Long Documents

Friday, April 15, 2011

More from the Bernard Martinez Interview

The Honduran literary blog mimalapalabra on Wednesday posted a version of the Tiempo interview with the current Minister of Culture, that we translated and commented on previously.

Headlined "B. Martinez: Muy pocos concemos el concepto de cultura" ["very few of us know the concept of culture"], this version of the interview frames Martinez's dialogue around his somewhat unique interpretation of culture, which was our focus as well.

But it does something more. As a preface before the body of the interview, there is a passage reading
For reasons of space and of obvious censorship, the following interview did not appear in complete form in the edition of the newspaper Tiempo on March the 12th of April. As follows, I publish it with the parts that were missing. Observe, particularly, the "arguments" of the Minister for considering that he is the ideal person to occupy the post of minister of Culture, his "brilliant" ideas for the management of culture in the country and the curious reading that he gives of the concept of culture of UNESCO in the Declaration of Mexico in 1982.

The implication is that the interviewer who prompted Minister Martinez into a series of revelations that would certainly put in question his qualifications for his position-- or really, for any government position-- is the author of the post,
Do you think that this is sufficient argument for someone to carry out the functions of this post in an efficient manner?

I don't know if it would be sufficient, because that depends on President Lobo, but I do think that it has permitted us both to understand a little farther what the culture of the country is, where diversity and mestizaje have to be inflected, because here the topic is how to inflect cultural diversity to create the identity of the country.

This is, in the longer version, the first clear indication that Minister Martinez has an odd idea of what culture is, and perhaps an even odder idea of the mission of his ministry.

The interview continues as it was published, with the reporter asking pointedly about programs dropped by the Ministry (registry of ISBN numbers for authors) or shifted away from their original purpose (Cine en la Calle, which was funded for San Pedro Sula, but was disrupted by moving the equipment to Tegucigalpa).

But in the short interview, the questions about the latter program end with Martinez saying the real problem is he has no budget for anyone to run the equipment. In the longer interview, the next question is
And the Ministry is incapable of doing anything so that this would be started again?

It's that what we want to guarantee is that the people that come to manage it will have a serious engagement with this equipment, but the mission is to have the ideal personnel that is consistent with the budgetary structure so that both the equipment and the personnel can survive for the purpose of driving this theme of Cine and AV. Our legal department is already working on this.
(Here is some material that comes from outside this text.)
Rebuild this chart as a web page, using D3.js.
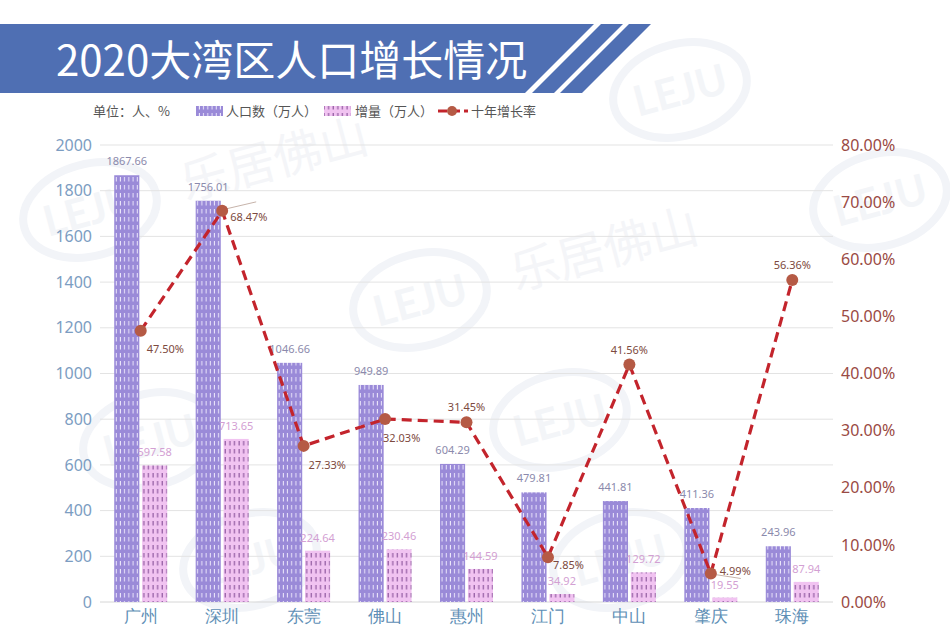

Why remove this? Who knows? It does seem to reveal a Minister more concerned with pettifoggery than productivity-- which is more or less what the immediate follow-up question gets to.

A similarly inexplicable omission comes at the end of Martinez' reply to a question asking if the Ministry should just limit itself to lend its name to cultural projects, where one sentence was clipped in Tiempo: "So, what we are looking to do is involve all the people possible so that the Ministry will not continue being treated in the manner that it has until now."

Clearly finding the Minister's lack of concern about his inability to do anything of significance, the interviewer asked a series of questions, the last of which was cut from the shorter version of the interview:
Do you reckon that in four years of direction [of the Ministry] you will have worked on the structural question, and nothing more?

Not so much nothing more but that we want to go step by step in the structuring of something that responds to the culture of the country, to what will create the identity necessary so that we can differentiate ourselves from the rest of the countries.

The deletions do not, for the most part, add anything unexpected to the image we get of Minister Martinez from the shorter version published in Tiempo. But one they they do, perhaps, underline with greater clarity: Minister Martinez thinks that cultural identity is something that can be created from the top down; that it is primarily about distinguishing one country from another; and cultural diversity is a barrier to this goal, something to be solved, not understood, prized, or protected.